The study discusses student’s outlook towards recesses and school lessons, and some critical analyses are necessary with such a design. Such a design does not necessarily measure the quality of school lessons and learning, but the subjective experiences of the students in relation to their well-being. However, such experiences are important in relation to create learning at school. Another limitation of this study is that well-being in recesses and school lessons are measured with only two questions rather than several. Asking more questions would promote a wider measurement of well-being as a phenomenon. However, it is argued that answering the two general questions; “How would you rate your well-being in recesses and school lessons respectively”, is the major and two most important questions that seek to find the adolescents´ general attitude towards recesses and school lessons.
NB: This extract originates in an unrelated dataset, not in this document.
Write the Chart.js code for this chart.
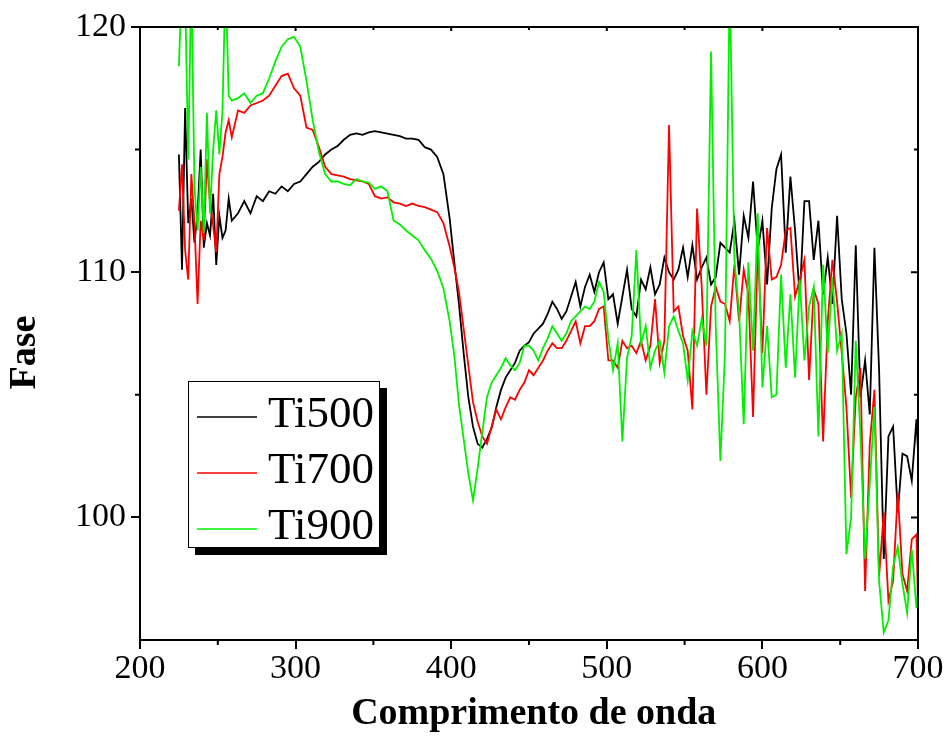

Nonetheless, asking more questions in relation to well-being would have been preferable in order to promote a deeper understanding of the phenomenon well-being in lower secondary school and high school. Almost none of the subjects select ‘poor’ or ‘very poor’, and somehow this affects the reliability and validity of the question. An important question regarding the development of well-being is whether the dropout rate of students from the present study was random. Statistical analyses show no association in well-being in recesses and school lessons, between the 68 subjects included in the analysis in Tables 1 and 2, and the 37 students who dropped out. In other words, the dropout rate seems to be random and therefore is not problematic.


 CONFLICT OF INTERESTS

The authors have not declared any conflict of interests.